Rubrica de Il Sole 24ore “Abitare le parole”
Per cogliere il senso pieno della parola devozione bisogna, senza escluderlo, andare oltre l’ambito religioso nel quale viene per lo più confinata. Si può nutrire devozione verso un santo o la Madonna. Ma si può essere devoti anche di una persona alla quale si riconosce un valore particolare, di un ideale o di una istituzione ritenuta particolarmente significativa per la propria o per la vita della collettività.
Nell’antica Roma, esistevano formule rituali della devotio pronunziate dal comandante militare. Con esse, questi votava la propria vita alla divinità per la sua terra di appartenenza. È famosa la formula rituale pronunziata da Publio Decio Mure prima della battaglia del Sentino (295 a.C.), riportata da Tito Livio (Ab Urbe condita (VIII, 9,4).
Sempre, comunque, il termine devozione esprime sentimenti di speciale venerazione, che coinvolge interamente e in maniera profonda la persona. Ce lo dice anche il primo dei due elementi (de) che compongono il verbo latino de-vovere (part. pas., de-votum), dal quale deriva la parola devozione. Il prefisso de, oltre a “giù, fuori”, significa anche “giù fino in fondo” e quindi “completamente”. La parola votum, dalla radice indoeuropea *wegwh, rimanda all’atto del “promettere solennemente, impegnare, dedicare, giurare”.
A ben guardare, alla base di ogni atto di devozione vi sono degli elementi imprescindibili. Devota è la persona che coltiva in maniera consapevole il senso dei propri limiti; e, nello stesso tempo, il bisogno di riconoscenza e di gratitudine nei confronti di chi o di cosa contribuisce a colmarli. Fino a generare legame di fedeltà, disciplina e impegno.
Solo chi interiorizza questi atteggiamenti allontana i rischi che possono accompagnarsi alla devozione. Il più evidente è il rischio di accontentarsi dei segni della devozione che, pur rimandando a qualche aspetto del sacro, non richiedono però impegno personale e atteggiamenti conseguenti.

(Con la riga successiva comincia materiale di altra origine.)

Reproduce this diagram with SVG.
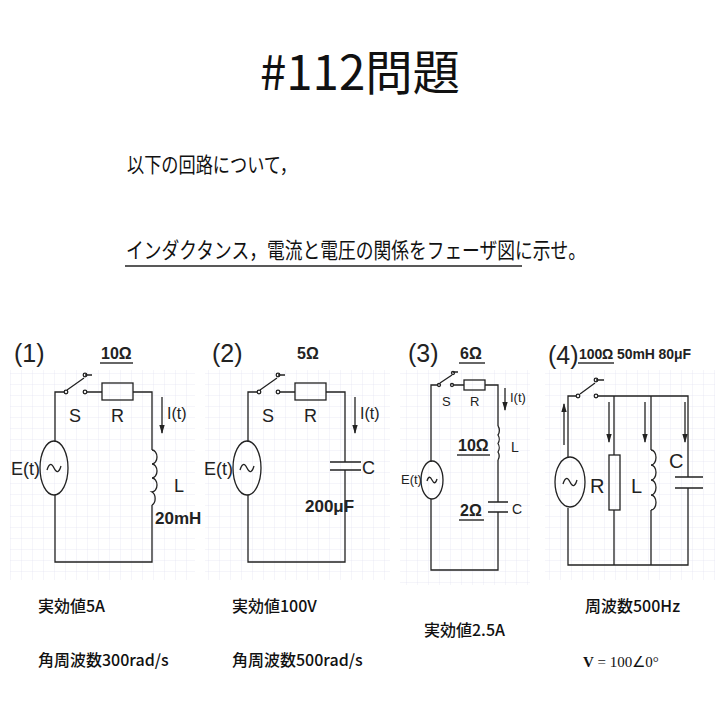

Da qui, il passo verso la strumentalizzazione della devozione è davvero breve. Soprattutto quando i segni della devozione li si trasforma in simboli identitari.
È quello che avviene, ad esempio, quando è il Crocifisso a essere ridotto a simbolo identitario, trascurando tutta la ricchezza del messaggio che esso porta con sé. Così capita di imbattersi in persone schierate nella strenua difesa della presenza del Crocifisso nei luoghi pubblici. Le stesse però che con la stessa forza rifiutano quel Crocifisso che, in virtù del suo più autentico messaggio, diventa volto, storia e presenza, viva e implorante accoglienza. È un esempio evidente della insopportabile strumentalizzazione di un segno eminente, anche di devozione.